Au fil du temps, le côté surréaliste, voire parfois complètement déjanté, des "décors" devant lesquels posaient les gens qu’il rencontrait lors de ses longs voyages de prospection en tant que géologue a pris de plus en plus le dessus. Ceci au point de faire passer au second plan, et même de faire disparaître, les personnages bizarres auxquels on associait volontiers son travail. C’était le cas dans son livre Shadow Chamber paru en 2005 à propos duquel l’auteur déclarait : "Discerner un fait de la fiction dans cette œuvre peut être tout simplement impossible ; […] s’embêter avec un tel discernement peut ne pas être seulement futile, mais passer à côté de la question."
Allumée
Cette prise de distance par rapport au réel s’est accentuée dans Boarding House paru chez Phaidon en 2009. À Anvers, on trouve des images de "Asylum of the Birds", une série réalisée 6 ans plus tard dans un intérieur théâtral créé par ses soins, plein de graffitis, de dessins, d’animaux et d’objets de récupération.

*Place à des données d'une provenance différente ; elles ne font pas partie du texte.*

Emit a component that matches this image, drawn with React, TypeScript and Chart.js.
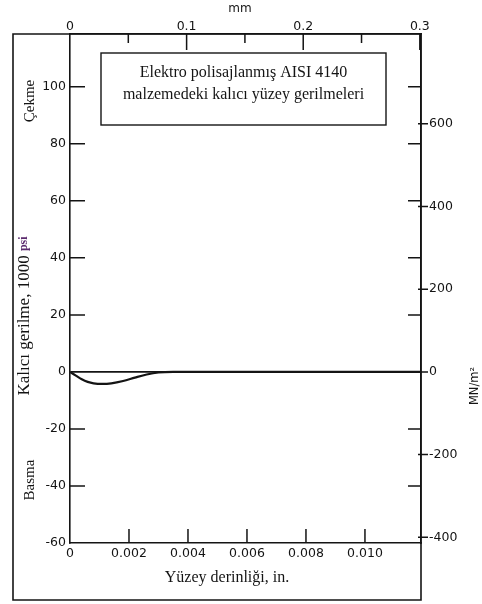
import React, { useEffect, useRef } from 'react';
import { Chart, registerables } from 'chart.js';

Chart.register(...registerables);

// Residual stress profile below an electropolished AISI 4140 surface
const depthIn = [0, 0.0002, 0.0004, 0.0006, 0.0008, 0.0011, 0.0014, 0.0018, 0.0022, 0.0026, 0.003, 0.0035, 0.006, 0.009, 0.0119];
const stressKsi = [0, -1.3, -2.6, -3.5, -4.0, -4.2, -4.0, -3.2, -2.0, -0.9, -0.2, 0, 0, 0, 0];

// Axis ranges and tick values
const X_MAX_IN = 0.0119;
const X_MAX_MM = 0.301;
const Y_MIN_KSI = -60;
const Y_MAX_KSI = 118.5;
const KSI_TO_MPA = 6.895;

const inTicks = [0, 0.002, 0.004, 0.006, 0.008, 0.01];
const inTickLabels = ['0', '0.002', '0.004', '0.006', '0.008', '0.010'];
const mmTicks = [0, 0.1, 0.2, 0.3];
const mmTickLabels = ['0', '0.1', '0.2', '0.3'];
const mmMinorTicks = [0.05, 0.15, 0.25];
const ksiTicks = [-60, -40, -20, 0, 20, 40, 60, 80, 100];
const mpaTicks = [-400, -200, 0, 200, 400, 600];

const INK = '#141414';
const SANS = '"DejaVu Sans", "Liberation Sans", sans-serif';
const SERIF = '"Liberation Serif", "DejaVu Serif", serif';

const decorPlugin = {
  id: 'decor',
  afterDraw(chart: any) {
    const { ctx, chartArea: a, scales } = chart;
    const x = scales.x, xTop = scales.xTop, y = scales.y, yR = scales.yR;
    ctx.save();
    ctx.strokeStyle = INK;
    ctx.fillStyle = INK;
    ctx.lineWidth = 1.6;

    // outer frame
    ctx.beginPath();
    ctx.moveTo(a.right, a.top);
    ctx.lineTo(13, a.top);
    ctx.lineTo(13, 600);
    ctx.lineTo(a.right, 600);
    ctx.lineTo(a.right, a.top);
    ctx.stroke();

    ctx.lineWidth = 1.5;
    ctx.beginPath();
    // bottom axis ticks (inward)
    inTicks.forEach((v) => {
      if (v === 0) return;
      const px = x.getPixelForValue(v);
      ctx.moveTo(px, a.bottom);
      ctx.lineTo(px, a.bottom - 14);
    });
    // top axis ticks (inward)
    mmTicks.forEach((v) => {
      if (v === 0) return;
      const px = xTop.getPixelForValue(v);
      ctx.moveTo(px, a.top);
      ctx.lineTo(px, a.top + 16);
    });
    mmMinorTicks.forEach((v) => {
      const px = xTop.getPixelForValue(v);
      ctx.moveTo(px, a.top);
      ctx.lineTo(px, a.top + 9);
    });
    // left and right inward ticks at ksi values
    ksiTicks.forEach((v) => {
      if (v === 0 || v === Y_MIN_KSI) return;
      const py = y.getPixelForValue(v);
      ctx.moveTo(a.left, py);
      ctx.lineTo(a.left + 15, py);
      ctx.moveTo(a.right, py);
      ctx.lineTo(a.right - 13, py);
    });
    // right axis MPa ticks crossing the axis
    mpaTicks.forEach((v) => {
      const py = yR.getPixelForValue(v);
      ctx.moveTo(a.right - 3, py);
      ctx.lineTo(a.right + 7, py);
    });
    ctx.stroke();

    // top axis unit
    ctx.font = `12px ${SANS}`;
    ctx.textAlign = 'center';
    ctx.textBaseline = 'middle';
    ctx.fillText('mm', 240, 9);

    // x axis title
    ctx.font = `16px ${SERIF}`;
    ctx.fillText('Yüzey derinliği, in.', 227, 578);

    // note box
    ctx.lineWidth = 1.4;
    ctx.strokeRect(101, 53, 285, 72);
    ctx.font = `16px ${SERIF}`;
    ctx.fillText('Elektro polisajlanmış AISI 4140', 243.5, 73);
    ctx.fillText('malzemedeki kalıcı yüzey gerilmeleri', 243.5, 95);

    // rotated side texts
    const rotated = (cx: number, cy: number, draw: () => void) => {
      ctx.save();
      ctx.translate(cx, cy);
      ctx.rotate(-Math.PI / 2);
      draw();
      ctx.restore();
    };
    rotated(30, 101, () => {
      ctx.font = `15px ${SERIF}`;
      ctx.textAlign = 'center';
      ctx.fillText('Çekme', 0, 0);
    });
    rotated(30, 480, () => {
      ctx.font = `15px ${SERIF}`;
      ctx.textAlign = 'center';
      ctx.fillText('Basma', 0, 0);
    });
    rotated(25, 316, () => {
      const main = 'Kalıcı gerilme, 1000 ';
      ctx.font = `17px ${SERIF}`;
      const w1 = ctx.measureText(main).width;
      ctx.font = `bold 12px ${SERIF}`;
      const w2 = ctx.measureText('psi').width;
      const start = -(w1 + w2) / 2;
      ctx.textAlign = 'left';
      ctx.font = `17px ${SERIF}`;
      ctx.fillStyle = INK;
      ctx.fillText(main, start, 0);
      ctx.font = `bold 12px ${SERIF}`;
      ctx.fillStyle = '#5b2a6e';
      ctx.fillText('psi', start + w1, -1);
    });
    rotated(475, 386, () => {
      ctx.font = `11.5px ${SANS}`;
      ctx.textAlign = 'center';
      ctx.fillStyle = INK;
      ctx.fillText('MN/m²', 0, 0);
    });
    ctx.restore();
  },
};

export default function App() {
  const ref = useRef<HTMLCanvasElement | null>(null);

  useEffect(() => {
    const canvas = ref.current;
    if (!canvas) return;
    const tickFont = { family: SANS, size: 12.5 };
    const chart = new Chart(canvas, {
      type: 'line',
      data: {
        datasets: [
          {
            data: depthIn.map((d, i) => ({ x: d, y: stressKsi[i] })),
            borderColor: INK,
            borderWidth: 2.2,
            pointRadius: 0,
            cubicInterpolationMode: 'monotone',
            xAxisID: 'x',
            yAxisID: 'y',
          },
        ],
      },
      options: {
        animation: false,
        responsive: false,
        maintainAspectRatio: false,
        layout: { padding: 0 },
        plugins: { legend: { display: false }, tooltip: { enabled: false } },
        scales: {
          x: {
            type: 'linear',
            position: 'bottom',
            min: 0,
            max: X_MAX_IN,
            afterBuildTicks: (s: any) => { s.ticks = inTicks.map((v) => ({ value: v })); },
            afterFit: (s: any) => { s.height = 61; },
            ticks: {
              autoSkip: false,
              maxRotation: 0,
              padding: 3,
              color: INK,
              font: tickFont,
              callback: (_v: any, i: number) => inTickLabels[i],
            },
            grid: { display: false, drawTicks: false },
            border: { display: true, color: INK, width: 1.6 },
          },
          xTop: {
            type: 'linear',
            position: 'top',
            min: 0,
            max: X_MAX_MM,
            afterBuildTicks: (s: any) => { s.ticks = mmTicks.map((v) => ({ value: v })); },
            afterFit: (s: any) => { s.height = 34; },
            ticks: {
              autoSkip: false,
              maxRotation: 0,
              padding: 0,
              color: INK,
              font: tickFont,
              callback: (_v: any, i: number) => mmTickLabels[i],
            },
            grid: { display: false, drawTicks: false },
            border: { display: true, color: INK, width: 1.6 },
          },
          y: {
            type: 'linear',
            position: 'left',
            min: Y_MIN_KSI,
            max: Y_MAX_KSI,
            afterBuildTicks: (s: any) => { s.ticks = ksiTicks.map((v) => ({ value: v })); },
            afterFit: (s: any) => { s.width = 70; },
            ticks: {
              autoSkip: false,
              padding: 4,
              color: INK,
              font: tickFont,
              callback: (v: any) => String(v),
            },
            grid: {
              drawTicks: false,
              lineWidth: 1.8,
              color: (c: any) => (c.tick && c.tick.value === 0 ? INK : 'rgba(0,0,0,0)'),
            },
            border: { display: true, color: INK, width: 1.6 },
          },
          yR: {
            type: 'linear',
            position: 'right',
            min: Y_MIN_KSI * KSI_TO_MPA,
            max: Y_MAX_KSI * KSI_TO_MPA,
            afterBuildTicks: (s: any) => { s.ticks = mpaTicks.map((v) => ({ value: v })); },
            afterFit: (s: any) => { s.width = 61; },
            ticks: {
              autoSkip: false,
              padding: 8,
              color: INK,
              font: tickFont,
              callback: (v: any) => String(v),
            },
            grid: { display: false, drawTicks: false },
            border: { display: true, color: INK, width: 1.6 },
          },
        },
      } as any,
      plugins: [decorPlugin],
    });
    return () => chart.destroy();
  }, []);

  return (
    <div style={{ position: 'absolute', left: 0, top: 0, width: 482, height: 604, background: '#fff' }}>
      <canvas ref={ref} width={482} height={604} style={{ display: 'block' }} />
    </div>
  );
}
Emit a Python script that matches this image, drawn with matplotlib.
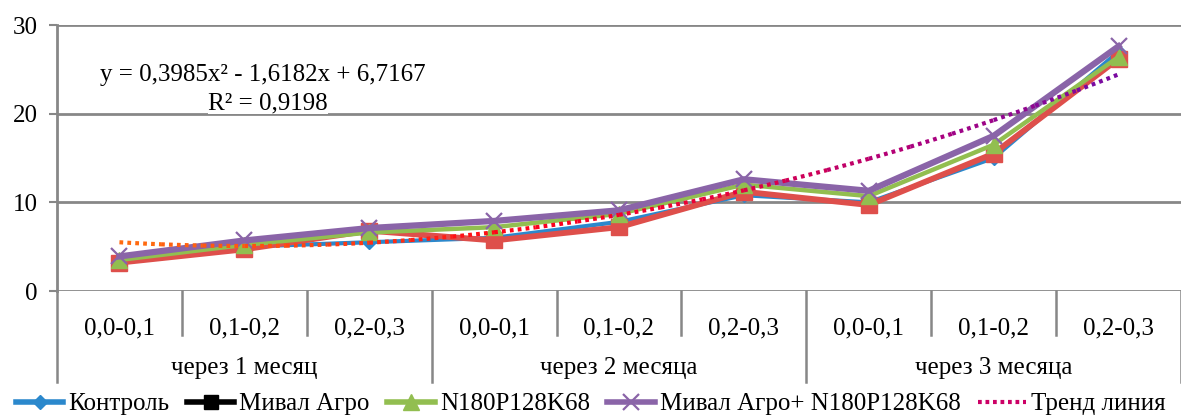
import numpy as np
import matplotlib
matplotlib.use('Agg')
import matplotlib.pyplot as plt
from matplotlib.lines import Line2D
from matplotlib.colors import LinearSegmentedColormap
import matplotlib.transforms as mtransforms

plt.rcParams['font.family'] = ['Liberation Serif', 'DejaVu Serif']

# data
depths = ['0,0-0,1', '0,1-0,2', '0,2-0,3'] * 3
periods = ['через 1 месяц', 'через 2 месяца', 'через 3 месяца']
kontrol = [3.3, 5.0, 5.5, 6.0, 7.8, 10.8, 10.0, 15.0, 27.0]
mival = [3.2, 4.7, 6.8, 5.7, 7.2, 11.2, 9.7, 15.5, 26.2]
npk = [3.5, 5.2, 6.6, 7.2, 8.7, 12.0, 10.7, 16.5, 26.4]
mival_npk = [3.9, 5.7, 7.1, 7.9, 9.1, 12.6, 11.3, 17.5, 27.6]
# trend equation printed on the chart
trend_coef = [0.3985, -1.6182, 6.7167]
trend_label = 'y = 0,3985x\u00b2 - 1,6182x + 6,7167'
r2_label = 'R\u00b2 = 0,9198'
series_names = ['Контроль', 'Мивал Агро', 'N180P128K68',
                'Мивал Агро+ N180P128K68', 'Тренд линия']

grey = '#878787'
fs = 18

fig = plt.figure(figsize=(11.81, 4.15), dpi=100)
ax = fig.add_axes([57 / 1181, 124 / 415, 1124 / 1181, 266 / 415])

x = np.arange(1, len(depths) + 1)

ax.plot(x, kontrol, color='#2B88CC', lw=3, marker='D', ms=7, zorder=3)
ax.plot(x, mival, color='#DE4F4B', lw=4.2, marker='s', ms=11, zorder=4)
ax.plot(x, npk, color='#92BE50', lw=3.2, marker='^', ms=12, zorder=5)
ax.plot(x, mival_npk, color='#8A64A8', lw=4.5, marker='x', ms=12, mew=1.6, zorder=6)

# gradient dotted trend line
cmap = LinearSegmentedColormap.from_list(
    'trend', ['#FF6A10', '#FF4010', '#FF0018', '#E8003A', '#B0007A', '#7A0AA0'])
edges = np.linspace(1, 9, 25)
for i in range(len(edges) - 1):
    xs = np.linspace(edges[i], edges[i + 1], 20)
    ax.plot(xs, np.polyval(trend_coef, xs), color=cmap(i / (len(edges) - 2)),
            lw=3, linestyle=(0, (0.9, 1.0)), dash_capstyle='butt', zorder=7)

ax.set_xlim(0.5, 9.5)
ax.set_ylim(0, 30)
ax.set_yticks([0, 10, 20, 30])
ax.grid(axis='y', color=grey, lw=2)
ax.set_axisbelow(True)
for s in ['top', 'right', 'bottom']:
    ax.spines[s].set_visible(False)
ax.spines['left'].set_color(grey)
ax.spines['left'].set_linewidth(2)
ax.tick_params(axis='y', length=6, width=1.5, color=grey, labelsize=fs, pad=8)
ax.set_xticks(x)
ax.set_xticklabels(depths, fontsize=fs)
ax.tick_params(axis='x', length=0, pad=19)

# category separators below the axis
trans = mtransforms.blended_transform_factory(ax.transData, ax.transAxes)
for b in np.arange(0.5, 10, 1):
    low = -0.342 if b in (0.5, 3.5, 6.5, 9.5) else -0.165
    ax.plot([b, b], [0, low], transform=trans, color=grey, lw=1.8, clip_on=False)
for i, p in enumerate(periods):
    ax.text(3 * i + 2, -0.29, p, transform=trans, ha='center', va='center', fontsize=fs)

ax.text(100 / 1181, 1 - 75 / 415, trend_label, transform=fig.transFigure, fontsize=fs,
        va='center', ha='left', bbox=dict(fc='white', ec='none', pad=0), zorder=8)
ax.text(268 / 1181, 1 - 103 / 415, r2_label, transform=fig.transFigure, fontsize=fs,
        va='center', ha='center', bbox=dict(fc='white', ec='none', pad=0), zorder=8)

handles = [
    Line2D([], [], color='#2B88CC', lw=4, marker='D', ms=7),
    Line2D([], [], color='black', lw=4, marker='s', ms=10),
    Line2D([], [], color='#92BE50', lw=4, marker='^', ms=11),
    Line2D([], [], color='#8A64A8', lw=4, marker='x', ms=11, mew=1.6),
    Line2D([], [], color='#CC0066', lw=3, linestyle=(0, (0.9, 0.9))),
]
fig.legend(handles, series_names, loc='center', bbox_to_anchor=(0.5, 11 / 415),
           ncol=5, frameon=False, fontsize=fs, handlelength=1.9,
           handletextpad=0.2, columnspacing=0.7, borderpad=0)

fig.savefig('out.png', dpi=100)
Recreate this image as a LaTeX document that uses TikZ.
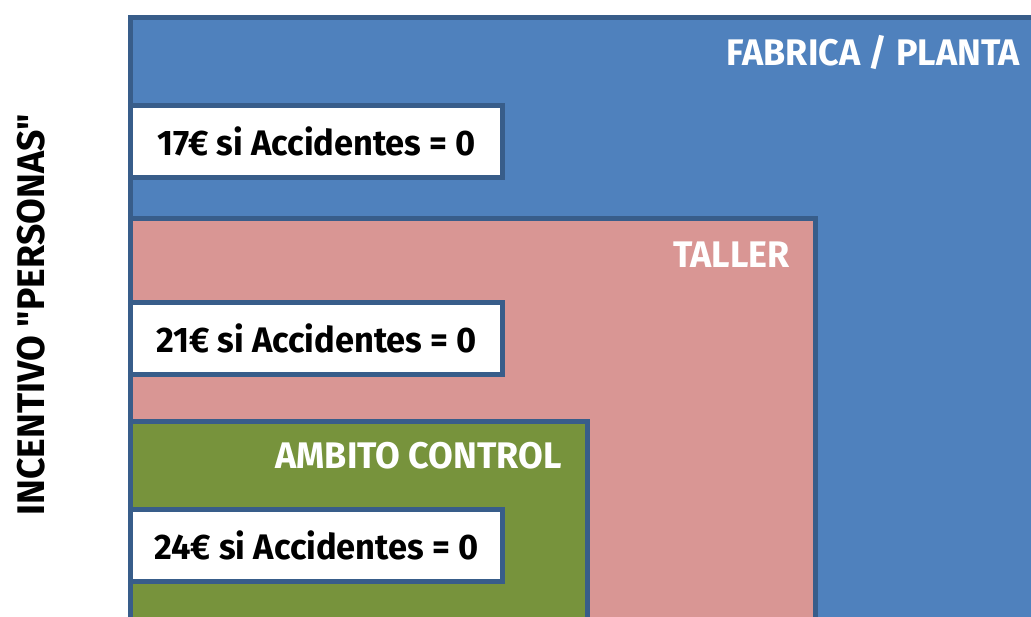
\documentclass[tikz,border=0pt]{standalone}
\usepackage{fontspec}
\setmainfont{Fira Sans}[FakeStretch=0.97,Ligatures=TeXOff]
\usetikzlibrary{positioning}
\definecolor{planta}{RGB}{79,129,189}
\definecolor{taller}{RGB}{217,150,148}
\definecolor{ambito}{RGB}{119,147,60}
\definecolor{borde}{RGB}{56,93,138}
\tikzstyle{zona} = [rectangle,draw=borde,line width=5pt,anchor=north west,inner sep=0pt]
\tikzstyle{premio} = [zona,fill=white,minimum width=372pt,minimum height=72pt,font=\fontsize{35.5}{40}\selectfont\bfseries]
\tikzstyle{titulo} = [anchor=base east,inner sep=0pt,text=white,font=\fontsize{37}{42}\selectfont\bfseries]

\begin{document}
\begin{tikzpicture}[x=1pt,y=-1pt]
		\useasboundingbox (0,0) rectangle (1031,616);
		\clip (0,0) rectangle (1031,616);
		\node [zona,fill=planta,minimum width=1000pt,minimum height=700pt](fabrica) at (128,15) {};
		\node [premio](p17) at (128,103) {17€ si Accidentes = 0};
		\node [zona,fill=taller,minimum width=685pt,minimum height=500pt](tall) at (128,215.5) {};
		\node [premio](p21) at (128,300) {21€ si Accidentes = 0};
		\node [zona,fill=ambito,minimum width=457pt,minimum height=300pt](amb) at (128,419) {};
		\node [premio](p24) at (128,507) {24€ si Accidentes = 0};
		
		\node [titulo](tfabrica) at (1020,65) {FABRICA / PLANTA};
		\node [titulo](ttaller) at (790,267) {TALLER};
		\node [titulo](tambito) at (562,468) {AMBITO CONTROL};
		\node [rotate=90,inner sep=0pt,font=\fontsize{38.5}{44}\selectfont\bfseries](incentivo) at (31,315) {INCENTIVO "PERSONAS"};
		\end{tikzpicture}
\end{document}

On y trouve aussi un bel ensemble de la série "No Joke", fruit de sa collaboration pour le moins allumée avec Asger Carlsen, un artiste danois basé à New York. Des collages concoctés à distance et dans lesquelles le duo plonge au plus profond de la psyché humaine. Des œuvres qu’on nous présente comme "viscérales, vicieuses, humoristiques, explicites et tendrement intimes à la fois".
Le galeriste prévient : "Ces œuvres ressemblent à des visions d’un rêve que vous n’avez jamais eu mais que vous reconnaissez instantanément avec le corps et l’esprit." On ne s’étonnera donc pas que la Halle Saint Pierre à Paris, un lieu dédié à l’art brut, expose jusqu’au 31 juillet 2020 "Le monde selon Roger Ballen", une rétrospective d’ampleur de ce photographe passé chez les artistes.
Roger Ballen Photographie Où Anvers, Stieglitz 19, Klapdorp, 2. www.stieglitz19.be Quand Jusqu’au 19 octobre, du jeudi et samedi de 14h à 18h et vendredi de 15h à 18h.